Potential advantages for using metformin in older adults include that it is usually well-tolerated; GI adverse effects are typically dose-related and may be reduced with concurrent food intake. Metformin has a low likelihood of causing hypoglycemia as a single-drug treatment and causes less weight gain, both of which may be advantages for use in older adults. Its use may potentially delay the need for insulin, which may be difficult for older adults to administer and impact ability to live independently. Risk of metformin-associated lactic acidosis in this population may be reduced by routinely discontinuing it for anticipated changes in kidney function during acute illness and surgical procedures. Additional larger studies would be helpful to assess the benefits and risks of using metformin in older adults with type 2 diabetes.

This study has several potential limitations of note. A single serum creatinine value was used to calculate creatinine clearance and eGFR, as some subjects only had one serum creatinine value during the study period; 6 subjects had no recorded serum creatinine during the study period. This may have led to over-estimation of CKD, as we were unable to determine whether serum creatinine values were stable for ≥3 months. However, prescribing clinicians and pharmacists are more likely to use the most current serum creatinine value to guide clinical decision-making. Another limitation is that the study sample may not be representative of the general population in the United States with a greater number of Asian and Pacific Islanders who live in the Seattle area. This may under-estimate the prevalence of CKD as calculated by the MDRD and CKD-EPI equations. Lactic acidosis was not evaluated as an outcome due to difficulty identifying true metformin-associated lactic acidosis in a retrospective electronic medical record review as well as the rare frequency of metformin-associated lactic acidosis.
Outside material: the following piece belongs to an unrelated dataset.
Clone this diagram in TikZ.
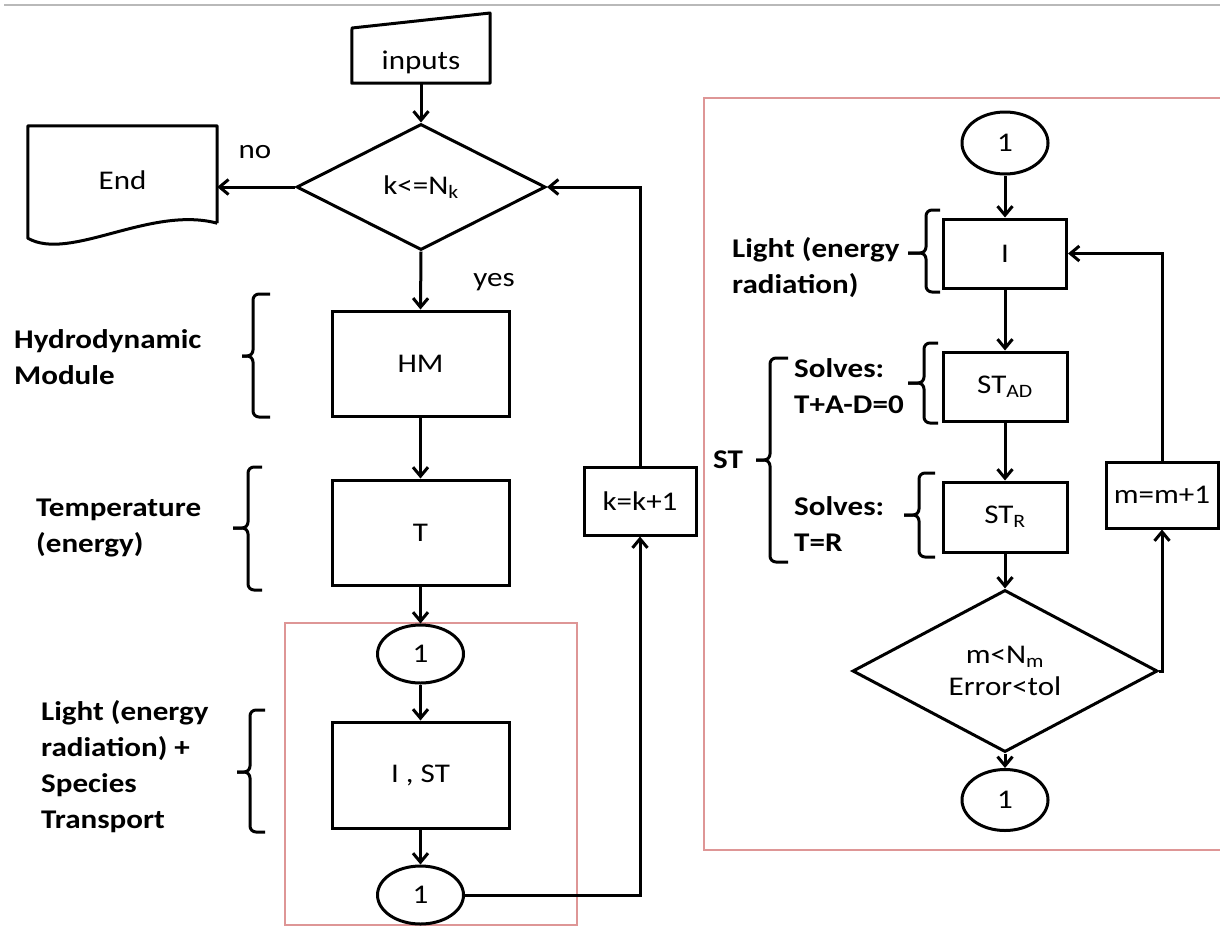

Despite the study’s limitations, we found a high CKD prevalence in older adults aged ≥65 years who were prescribed metformin for type 2 diabetes. CKD prevalence differed by the estimating equation used, but metformin was potentially inappropriately prescribed in a large proportion of this study population. The discrepancy between estimated kidney function calculated by the Cockcroft-Gault equation, the abbreviated MDRD Study equation and the CKD-EPI equation highlights the need for better methods to easily and accurately evaluate kidney function in the clinical practice setting with results readily available to all providers, including pharmacists. Prescribing clinicians and pharmacists may use different equations to estimate kidney function, which affects prescribing practices and evaluation of medication safety. Systems changes may also be useful to help clinicians and pharmacists determine when it is appropriate to prescribe metformin for those with CKD, especially in older adults. Possible future studies would include a longitudinal assessment of this population’s kidney function and lactic acidosis events, as well as comparing kidney function measurements with older adults taking other diabetes medications.

Conclusions

The estimated prevalence of CKD was 31.4% in this study population of older adults prescribed metformin for type 2 diabetes mellitus, which raises the possibility of potentially inappropriate metformin use. The Cockcroft-Gault equation identified more subjects as having CKD than the abbreviated MDRD or CKD-EPI equations. This discrepancy emphasizes the need for an accurate and readily available method to easily determine kidney function of older adults in clinical practice settings. These differences in estimated kidney function may lead to disagreements between prescribing clinicians and clinical pharmacists in determining safety of metformin use.